= The data =
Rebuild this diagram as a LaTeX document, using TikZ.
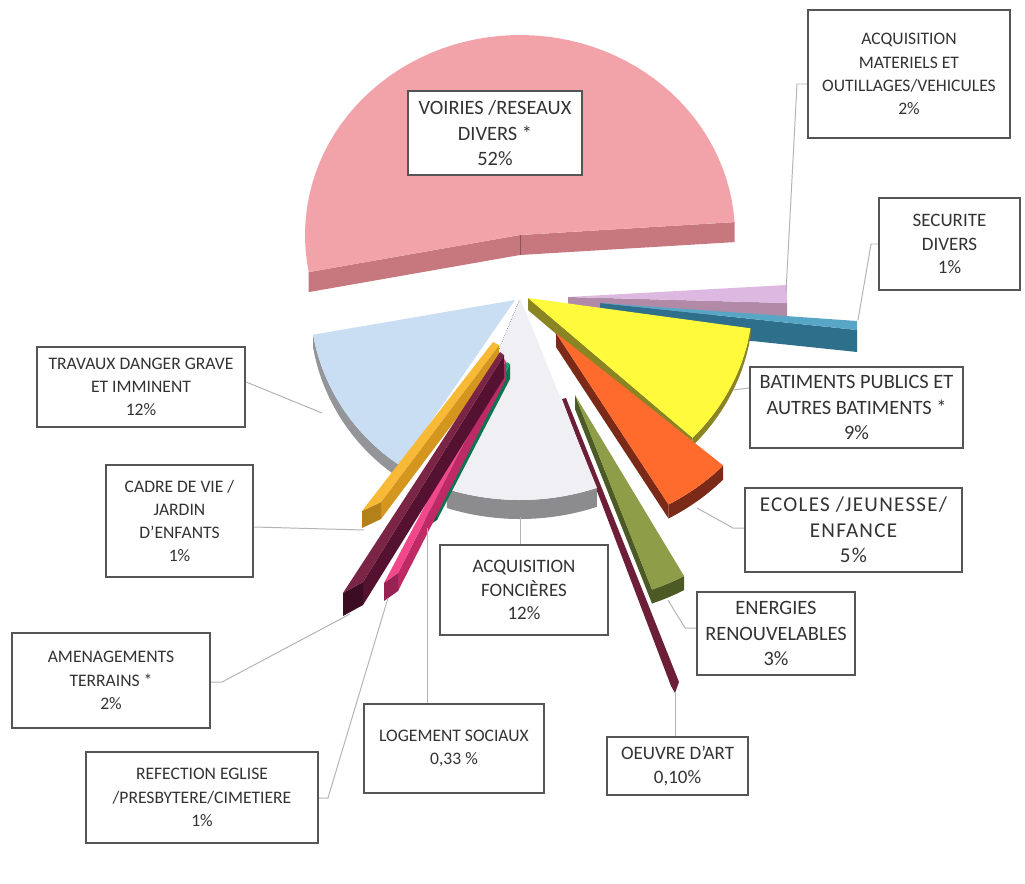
\documentclass[tikz,border=0pt]{standalone}
\usepackage{fontspec}
\setmainfont{Carlito}
\usepackage{tikz}
\usetikzlibrary{positioning, calc}

% couleurs des tranches (dessus / cote)
\definecolor{voirieT}{HTML}{F2A3AA}
\definecolor{voirieF}{HTML}{C7787F}
\definecolor{lilasT}{HTML}{DDB8E0}
\definecolor{lilasF}{HTML}{B08AA6}
\definecolor{canardT}{HTML}{58A6C6}
\definecolor{canardF}{HTML}{2E6F8C}
\definecolor{jauneT}{HTML}{FFFA3C}
\definecolor{jauneF}{HTML}{8A8422}
\definecolor{orangeT}{HTML}{FF6B2C}
\definecolor{orangeF}{HTML}{7C2A18}
\definecolor{oliveT}{HTML}{8E9D47}
\definecolor{oliveF}{HTML}{4C5A26}
\definecolor{artT}{HTML}{6E1F38}
\definecolor{grisT}{HTML}{F0EFF3}
\definecolor{grisF}{HTML}{8C8C8E}
\definecolor{cielT}{HTML}{C9DDF3}
\definecolor{cielF}{HTML}{939598}
\definecolor{orT}{HTML}{F7B936}
\definecolor{orF}{HTML}{D4961E}
\definecolor{bordeauxT}{HTML}{7A2446}
\definecolor{bordeauxF}{HTML}{541230}
\definecolor{framboiseT}{HTML}{F2488B}
\definecolor{framboiseF}{HTML}{BE2A66}
\definecolor{vertT}{HTML}{12A36F}
\definecolor{vertF}{HTML}{0B7550}
\definecolor{texteG}{HTML}{333333}
\definecolor{cadreG}{HTML}{555555}
\definecolor{renvoiG}{HTML}{B4B4B4}

\tikzset{
  etiquette/.style={draw=cadreG, line width=1.5pt, fill=white, text=texteG,
    align=center, inner sep=2pt, font=\fontsize{13.5}{16.5}\selectfont},
  grand/.style={font=\fontsize{14.5}{18}\selectfont},
  petit/.style={font=\fontsize{12.5}{16.5}\selectfont},
  renvoi/.style={draw=renvoiG, line width=0.7pt},
}

\begin{document}
\begin{tikzpicture}[x=0.025cm, y=-0.025cm]
  \fill[white] (0,0) rectangle (1025,883);

  % Voiries / reseaux (52%)
  \fill[voirieF] (308.7,272.1) -- (520,235) -- (734.6,222.1) -- (734.6,242.1) -- (520,255) -- (308.7,292.1) -- cycle;
  \fill[voirieT] (520,235) -- plot[domain=3.7:190.7, samples=60] ({520+215*cos(\x)},{235-200*sin(\x)}) -- cycle;
  \draw[voirieF!70!black, thin] (520,235) -- (520,255);

  % Acquisition materiels (2%) et securite (1%)
  \fill[lilasF] (568,297) -- (787,303) -- (787,317) -- (568,311) -- cycle;
  \fill[lilasT] (568,297) -- (787,285) -- (787,303) -- cycle;
  \fill[canardF] (600,303) -- (857,330) -- (857,352) -- (600,325) -- cycle;
  \fill[canardT] (600,303) -- (857,321) -- (857,330) -- cycle;

  % Batiments publics (9%)
  \fill[jauneF] (528,298) -- (692.6,437.8) -- (692.6,449.8) -- (528,310) -- cycle;
  \fill[jauneF] plot[domain=-8.5:-43, samples=30] ({528+225*cos(\x)},{298-205*sin(\x)})
    -- plot[domain=-43:-8.5, samples=30] ({528+225*cos(\x)},{306-205*sin(\x)}) -- cycle;
  \fill[jauneT] (528,298) -- plot[domain=-8.5:-43, samples=30] ({528+225*cos(\x)},{298-205*sin(\x)}) -- cycle;

  % Ecoles (5%)
  \fill[orangeF] (556,333) -- (668.5,504.5) -- (668.5,518.5) -- (556,347) -- cycle;
  \fill[orangeF] plot[domain=-42:-60, samples=20] ({556+225*cos(\x)},{333-198*sin(\x)})
    -- plot[domain=-60:-42, samples=20] ({556+225*cos(\x)},{347-198*sin(\x)}) -- cycle;
  \fill[orangeT] (556,333) -- plot[domain=-42:-60, samples=20] ({556+225*cos(\x)},{333-198*sin(\x)}) -- cycle;

  % Energies (3%)
  \fill[oliveF] (575,395) -- (652,589.5) -- (652,603.5) -- (575,409) -- cycle;
  \fill[oliveF] plot[domain=-61:-70, samples=10] ({575+225*cos(\x)},{395-207*sin(\x)})
    -- plot[domain=-70:-61, samples=10] ({575+225*cos(\x)},{409-207*sin(\x)}) -- cycle;
  \fill[oliveT] (575,395) -- plot[domain=-61:-70, samples=10] ({575+225*cos(\x)},{395-207*sin(\x)}) -- cycle;

  % Oeuvre d'art (0,10%)
  \fill[artT] (562,399) -- (566,398) -- (679,682) -- (675,693) -- (671,686) -- cycle;

  % Travaux (12%)
  \fill[cielF] plot[domain=190:236, samples=30] ({515+205*cos(\x)},{300-200*sin(\x)})
    -- plot[domain=236:190, samples=30] ({515+205*cos(\x)},{313-200*sin(\x)}) -- cycle;
  \fill[cielT] (515,300) -- plot[domain=190:236, samples=30] ({515+205*cos(\x)},{300-200*sin(\x)}) -- cycle;

  % Acquisition foncieres (12%)
  \fill[grisF] plot[domain=-109:-70, samples=30] ({520+225*cos(\x)},{298-202*sin(\x)})
    -- plot[domain=-70:-109, samples=30] ({520+225*cos(\x)},{317-202*sin(\x)}) -- cycle;
  \fill[grisT] (520,298) -- plot[domain=-109:-70, samples=30] ({520+225*cos(\x)},{298-202*sin(\x)}) -- cycle;
  \draw[grisF!50!black, densely dotted] (519,301) -- (480,395);

  % Logement sociaux (0,33%)
  \fill[vertF] (510,364) -- (437,505) -- (437,520) -- (510,379) -- cycle;
  \fill[vertF!80!black] (425,513) -- (437,505) -- (437,520) -- (425,528) -- cycle;
  \fill[vertT] (507,362) -- (425,513) -- (437,505) -- (510,364) -- cycle;

  % Refection eglise (1%)
  \fill[framboiseF] (506,361) -- (398,573) -- (398,591) -- (506,379) -- cycle;
  \fill[framboiseF!80!black] (384,583) -- (398,573) -- (398,591) -- (384,601) -- cycle;
  \fill[framboiseT] (503,358) -- (384,583) -- (398,573) -- (506,361) -- cycle;

  % Cadre de vie (1%)
  \fill[orF] (499,345) -- (381,502) -- (381,519) -- (499,362) -- cycle;
  \fill[orF!85!black] (362,511) -- (381,502) -- (381,519) -- (362,528) -- cycle;
  \fill[orT] (493,342) -- (362,511) -- (381,502) -- (499,345) -- cycle;

  % Amenagements terrains (2%)
  \fill[bordeauxF] (504,355) -- (363,582) -- (363,605) -- (504,378) -- cycle;
  \fill[bordeauxF!70!black] (343,593) -- (363,582) -- (363,605) -- (343,616) -- cycle;
  \fill[bordeauxT] (500,352) -- (343,593) -- (363,582) -- (504,355) -- cycle;

  % Etiquettes
  \node[etiquette, grand, minimum width=4.35cm, minimum height=2.1cm] (voiries) at (495,133) {VOIRIES /RESEAUX\\DIVERS *\\52\%};
  \node[etiquette, petit, minimum width=5.05cm, minimum height=3.2cm] (materiels) at (909,74) {ACQUISITION\\MATERIELS ET\\OUTILLAGES/VEHICULES\\2\%};
  \node[etiquette, minimum width=3.525cm, minimum height=2.3cm] (securite) at (949.5,244) {SECURITE\\DIVERS\\1\%};
  \node[etiquette, grand, minimum width=5.325cm, minimum height=2.025cm] (batiments) at (856.5,407.5) {BATIMENTS PUBLICS ET\\AUTRES BATIMENTS *\\9\%};
  \node[etiquette, font=\fontsize{15}{18}\selectfont\addfontfeatures{LetterSpace=6}, minimum width=5.425cm, minimum height=2.1cm] (ecoles) at (853.5,530) {ECOLES /JEUNESSE/\\ENFANCE\\5\%};
  \node[etiquette, grand, minimum width=3.95cm, minimum height=2.075cm] (energies) at (776,633.5) {ENERGIES\\RENOUVELABLES\\3\%};
  \node[etiquette, minimum width=3.525cm, minimum height=1.45cm] (oeuvre) at (677.5,766) {OEUVRE D'ART\\0,10\%};
  \node[etiquette, minimum width=4.2cm, minimum height=2.25cm] (foncieres) at (524,590) {ACQUISITION\\FONCIÈRES\\12\%};
  \node[etiquette, petit, minimum width=4.5cm, minimum height=2.225cm] (logement) at (454,748.5) {LOGEMENT SOCIAUX\\0,33 \%};
  \node[etiquette, petit, minimum width=5.8cm, minimum height=2.275cm] (refection) at (202,797.5) {REFECTION EGLISE\\/PRESBYTERE/CIMETIERE\\1\%};
  \node[etiquette, petit, minimum width=4.95cm, minimum height=2.375cm] (amenagements) at (111,680.5) {AMENAGEMENTS\\TERRAINS *\\2\%};
  \node[etiquette, petit, minimum width=3.675cm, minimum height=2.8cm] (cadre) at (179.5,521) {CADRE DE VIE /\\JARDIN\\D'ENFANTS\\1\%};
  \node[etiquette, petit, minimum width=5.2cm, minimum height=2cm] (travaux) at (141,387) {TRAVAUX DANGER GRAVE\\ET IMMINENT\\12\%};

  % Points d'attache des renvois
  \coordinate (p-materiels) at (786,292);
  \coordinate (p-securite) at (858,320);
  \coordinate (p-batiments) at (733,390);
  \coordinate (p-ecoles) at (697,508);
  \coordinate (p-energies) at (668,600);
  \coordinate (p-oeuvre) at (675,692);
  \coordinate (p-foncieres) at (520,517);
  \coordinate (p-logement) at (427,528);
  \coordinate (p-refection) at (388,598);
  \coordinate (p-amenagements) at (350,614);
  \coordinate (p-cadre) at (364,530);
  \coordinate (p-travaux) at (322,413);

  % Renvois
  \draw[renvoi] (p-materiels) -- (797,84) -- (materiels.west |- 0,84);
  \draw[renvoi] (p-securite) -- (871,244) -- (securite.west);
  \draw[renvoi] (p-batiments) -- (batiments.west |- 0,388);
  \draw[renvoi] (p-ecoles) -- (733,528) -- (ecoles.west |- 0,528);
  \draw[renvoi] (p-energies) -- (685,628) -- (energies.west |- 0,628);
  \draw[renvoi] (p-oeuvre) -- (oeuvre.north -| p-oeuvre);
  \draw[renvoi] (p-foncieres) -- (foncieres.north -| p-foncieres);
  \draw[renvoi] (p-logement) -- (logement.north -| p-logement);
  \draw[renvoi] (p-refection) -- (328,798) -- (refection.east |- 0,798);
  \draw[renvoi] (p-amenagements) -- (222,682) -- (amenagements.east |- 0,682);
  \draw[renvoi] (p-cadre) -- (cadre.east |- 0,527);
  \draw[renvoi] (p-travaux) -- (travaux.east |- 0,382);
\end{tikzpicture}
\end{document}
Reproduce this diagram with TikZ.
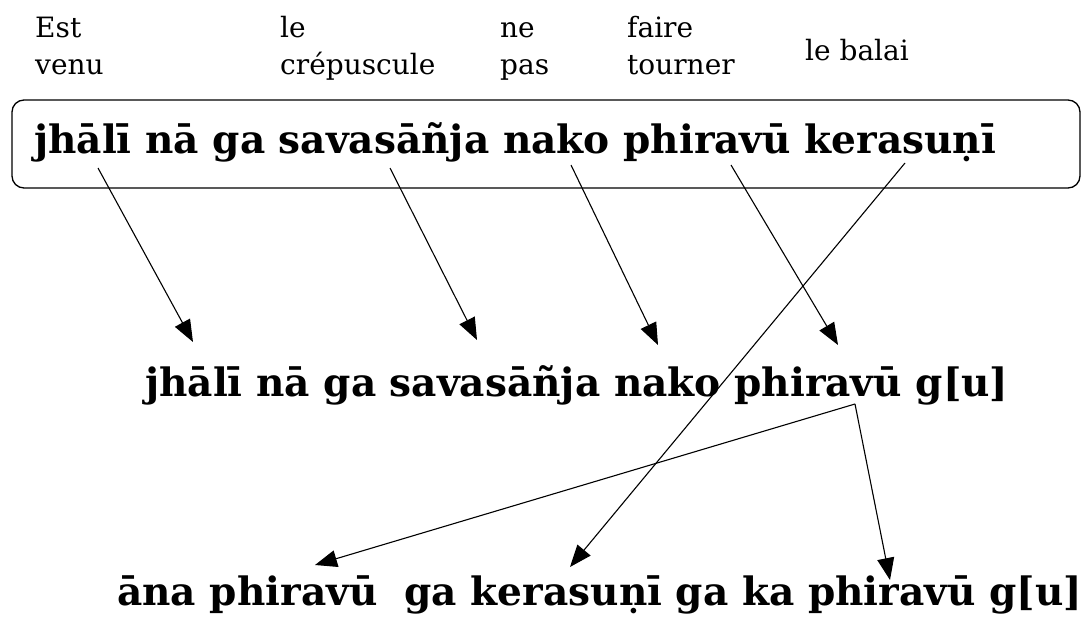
\documentclass[tikz,border=0pt]{standalone}
\usepackage{fontspec}
\setmainfont{DejaVu Serif}
\newfontfamily\translit{DejaVu Serif Bold}
\usetikzlibrary{arrows.meta}
\newlength\mainw
\newcommand\mainsize{36}
\AtBeginDocument{%
  \settowidth\mainw{\translit\fontsize{10pt}{12pt}\selectfont jhālī nā ga savasāñja nako phiravū kerasuṇī}%
  \pgfmathsetmacro\mainsizecalc{10*962/\mainw}%
  \global\let\mainsize\mainsizecalc}
\begin{document}
\begin{tikzpicture}[x=1pt,y=-1pt,
  lbl/.style={font=\fontsize{28pt}{32pt}\selectfont, inner sep=0pt, anchor=base west},
  trl/.style={font=\translit\fontsize{\mainsize pt}{\mainsize pt}\selectfont, inner sep=0pt, anchor=base west},
  arr/.style={-{Triangle[length=22pt,width=17pt]}, line width=1.1pt},
  framebox/.style={draw, line width=1.3pt, rounded corners=12pt, inner sep=0pt}]
\useasboundingbox (0,0) rectangle (1088,621);
\fill[white] (0,0) rectangle (1088,621);
% labels
\node[lbl] (est) at (35,37) {Est};
\node[lbl] (venu) at (35,74) {venu};
\node[lbl] (le) at (280,37) {le};
\node[lbl] (crep) at (280,74) {crépuscule};
\node[lbl] (ne) at (500,37) {ne};
\node[lbl] (pas) at (500,74) {pas};
\node[lbl] (faire) at (627,37) {faire};
\node[lbl] (tourner) at (627,74) {tourner};
\node[lbl] (balai) at (805,60) {le balai};
% box
\node[framebox, minimum width=1068pt, minimum height=88pt] (box) at (546,144) {};
\node[trl] (src) at (34,153) {jhālī nā ga savasāñja nako phiravū kerasuṇī};
\node[trl] (mid) at (145,396) {jhālī nā ga savasāñja nako phiravū g[u]};
\node[trl] (dst) at (117,605) {āna phiravū\ \ ga kerasuṇī ga ka phiravū g[u]};
% arrow points
\coordinate (s1) at (98,168);  \coordinate (t1) at (193,342);
\coordinate (s2) at (390,168); \coordinate (t2) at (477,340);
\coordinate (s3) at (571,165); \coordinate (t3) at (658,345);
\coordinate (s4) at (731,165); \coordinate (t4) at (838,345);
\coordinate (s5) at (905,163); \coordinate (t5) at (570,567);
\coordinate (s6) at (855,404); \coordinate (t6) at (315,565);
\coordinate (t7) at (890,580);
\draw[arr] (s1) -- (t1);
\draw[arr] (s2) -- (t2);
\draw[arr] (s3) -- (t3);
\draw[arr] (s4) -- (t4);
\draw[arr] (s5) -- (t5);
\draw[arr] (s6) -- (t6);
\draw[arr] (s6) -- (t7);
\end{tikzpicture}
\end{document}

= What the task asks =
Copy nothing but the lines from the first one in the listing through the line with "(520,235) -- (520,255);", and omit the pictures.

= Answer to this problem =
Rebuild this diagram as a LaTeX document, using TikZ.
\documentclass[tikz,border=0pt]{standalone}
\usepackage{fontspec}
\setmainfont{Carlito}
\usepackage{tikz}
\usetikzlibrary{positioning, calc}

% couleurs des tranches (dessus / cote)
\definecolor{voirieT}{HTML}{F2A3AA}
\definecolor{voirieF}{HTML}{C7787F}
\definecolor{lilasT}{HTML}{DDB8E0}
\definecolor{lilasF}{HTML}{B08AA6}
\definecolor{canardT}{HTML}{58A6C6}
\definecolor{canardF}{HTML}{2E6F8C}
\definecolor{jauneT}{HTML}{FFFA3C}
\definecolor{jauneF}{HTML}{8A8422}
\definecolor{orangeT}{HTML}{FF6B2C}
\definecolor{orangeF}{HTML}{7C2A18}
\definecolor{oliveT}{HTML}{8E9D47}
\definecolor{oliveF}{HTML}{4C5A26}
\definecolor{artT}{HTML}{6E1F38}
\definecolor{grisT}{HTML}{F0EFF3}
\definecolor{grisF}{HTML}{8C8C8E}
\definecolor{cielT}{HTML}{C9DDF3}
\definecolor{cielF}{HTML}{939598}
\definecolor{orT}{HTML}{F7B936}
\definecolor{orF}{HTML}{D4961E}
\definecolor{bordeauxT}{HTML}{7A2446}
\definecolor{bordeauxF}{HTML}{541230}
\definecolor{framboiseT}{HTML}{F2488B}
\definecolor{framboiseF}{HTML}{BE2A66}
\definecolor{vertT}{HTML}{12A36F}
\definecolor{vertF}{HTML}{0B7550}
\definecolor{texteG}{HTML}{333333}
\definecolor{cadreG}{HTML}{555555}
\definecolor{renvoiG}{HTML}{B4B4B4}

\tikzset{
  etiquette/.style={draw=cadreG, line width=1.5pt, fill=white, text=texteG,
    align=center, inner sep=2pt, font=\fontsize{13.5}{16.5}\selectfont},
  grand/.style={font=\fontsize{14.5}{18}\selectfont},
  petit/.style={font=\fontsize{12.5}{16.5}\selectfont},
  renvoi/.style={draw=renvoiG, line width=0.7pt},
}

\begin{document}
\begin{tikzpicture}[x=0.025cm, y=-0.025cm]
  \fill[white] (0,0) rectangle (1025,883);

  % Voiries / reseaux (52%)
  \fill[voirieF] (308.7,272.1) -- (520,235) -- (734.6,222.1) -- (734.6,242.1) -- (520,255) -- (308.7,292.1) -- cycle;
  \fill[voirieT] (520,235) -- plot[domain=3.7:190.7, samples=60] ({520+215*cos(\x)},{235-200*sin(\x)}) -- cycle;
  \draw[voirieF!70!black, thin] (520,235) -- (520,255);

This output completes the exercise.